Where was I? Oh, right, John and Dorian run into a banker who is the first victim to have a bomb strapped around his neck. Dorian struggles with his low battery as he tries to save the banker. Unfortunately, he is unable to do so and John is forced to place a protective shield around the banker as he explodes. John promises the victim to find who did this to him. The show then cuts to a stereotypical pale-faced guy with dark hair who laughs while looking at comments such as “all bankers should die!!!”. We’re really scraping the bottom of the barrel here. The next victim better not be an attractive woman who refused to date the guy that is making these bombs. Oh wait that’ exactly what happens.
John is able to help Dorian save the next victim from blowing up. She tells them that the man behind this is named Simon. He is able to circumvent the normal, monitored Internet by using an unmonitored section of the Internet called the “Darknet” in order to stream a show that kills people as viewers comment in real-time. Maldonado then explains that Simon was rejected from becoming a member of the police bomb squad because of a bad psychological evaluation. This exposition would be a lot more interesting if the woman would have died or if something else went wrong at the same time. Instead, we feel that the show is just going through the emotions until end. At least John isn’t get kidnapped by Simon. That would be terrible.
Wait…yeah, Simon kidnaps John and forces him to play his game while Dorian attempts to climb up the building that Simon is using to watch John. Dorian is able to stun the psychopath right as his battery runs out of power. Coincidentally, John is able to disarm his own bomb just before the timer runs out. The day is saved and John is able to fix Dorian’s charging problem by convincing Rudy to let Dorian be his roommate. It’s not what Dorian really wanted but it’s better than being tied to a police department that is dumber than a bag of hammers.
It’s fairly obvious that I’m not a fan of this episode but there are some good things to keep an eye on. The use of a shield to protect innocents from bomb explosions is an intriguing premise and the banter between the lead actors is always fun to see. Also, Michael Ealy’s interpretation of Dorian “losing it” due to not having enough power was funny and unique when it could have easily been cringe-inducing. The cinematography is still top notch and the action was as good as it could be considering the terrible plot line.

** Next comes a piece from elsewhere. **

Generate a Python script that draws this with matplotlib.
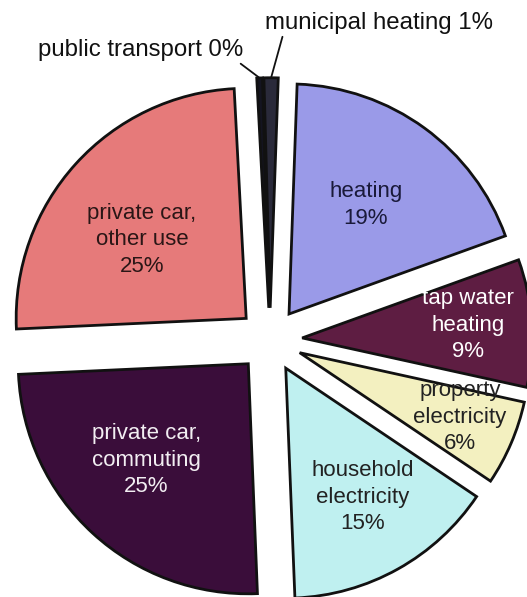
import matplotlib.pyplot as plt
import numpy as np

plt.rcParams['font.family'] = ['Liberation Sans', 'DejaVu Sans']

# Share of emissions by source (clockwise from the top)
sources = ["public transport", "municipal heating", "heating", "tap water\nheating",
           "property\nelectricity", "household\nelectricity", "private car,\ncommuting",
           "private car,\nother use"]
shares = [0.4, 1, 19, 9, 6, 15, 25, 25]
pct_labels = ["0%", "1%", "19%", "9%", "6%", "15%", "25%", "25%"]
colors = ["#141420", "#2a2a3a", "#9a9ae8", "#5e1d42", "#f3f0c0",
          "#bff0f0", "#3a0d3a", "#e67a7a"]
text_colors = [None, None, "#1a1a3a", "#ffffff", "#222222", "#222222", "#f2eef2", "#2a1616"]
# label centres inside each wedge (data units, radius = 1)
label_xy = [None, None, (0.417, 0.587), (0.861, 0.065), (0.826, -0.335),
            (0.404, -0.683), (-0.539, -0.522), (-0.557, 0.435)]

fig = plt.figure(figsize=(5.27, 5.97), dpi=100)
ax = fig.add_axes([0, 0, 1, 1])

explode = [0.14] * len(shares)
wedges, _ = ax.pie(shares, colors=colors, explode=explode, startangle=93,
                   counterclock=False,
                   wedgeprops=dict(edgecolor="#111111", linewidth=2))

for i, w in enumerate(wedges):
    if label_xy[i] is None:
        continue
    x, y = label_xy[i]
    ax.text(x, y, f"{sources[i]}\n{pct_labels[i]}", ha="center", va="center",
            fontsize=16, color=text_colors[i], linespacing=1.35)

# outside labels for the two thin slivers at the top
for i, (tx, ty, ha) in zip([0, 1], [(-0.117, 1.261, "right"), (-0.022, 1.378, "left")]):
    w = wedges[i]
    ang = np.deg2rad((w.theta1 + w.theta2) / 2)
    cx, cy = w.center
    tip = (cx + np.cos(ang) * w.r, cy + np.sin(ang) * w.r)
    ax.annotate(f"{sources[i]} {pct_labels[i]}", xy=tip, xytext=(tx, ty),
                ha=ha, va="center", fontsize=17.3, color="#111111",
                arrowprops=dict(arrowstyle="-", color="#111111", lw=1.3,
                                shrinkA=0, shrinkB=0,
                                relpos=(0.97, 0.0) if ha == "right" else (0.08, 0.0)))

ax.set_xlim(-1.174, 1.117)
ax.set_ylim(-1.117, 1.478)
ax.set_aspect("auto")
ax.axis("off")

fig.savefig("out.png", dpi=100, facecolor="white")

The bad plot kills the episode though. Dorian’s battery life problem is illogical and the villain is clichéd. Let’s not forget the vapid subtext of the episode. Apparently the show’s writers assume that every person who doesn’t want to be monitored by the government while surfing the Internet is a sadistic monster who needs to see innocent people explode. It’s wrong and irresponsible considering that the public is learning about how the United States government is spying on people all the time for no legal reason. Politics aside, it’s not even executed correctly. A sadistic mad man wouldn’t be happy to see only 3,000 people watching his show about killing people that wronged him. Has the writer used a computer since 1996? Almost Human may be a show set in the future, but this plot line was written ten years ago and filed under “G” for garbage.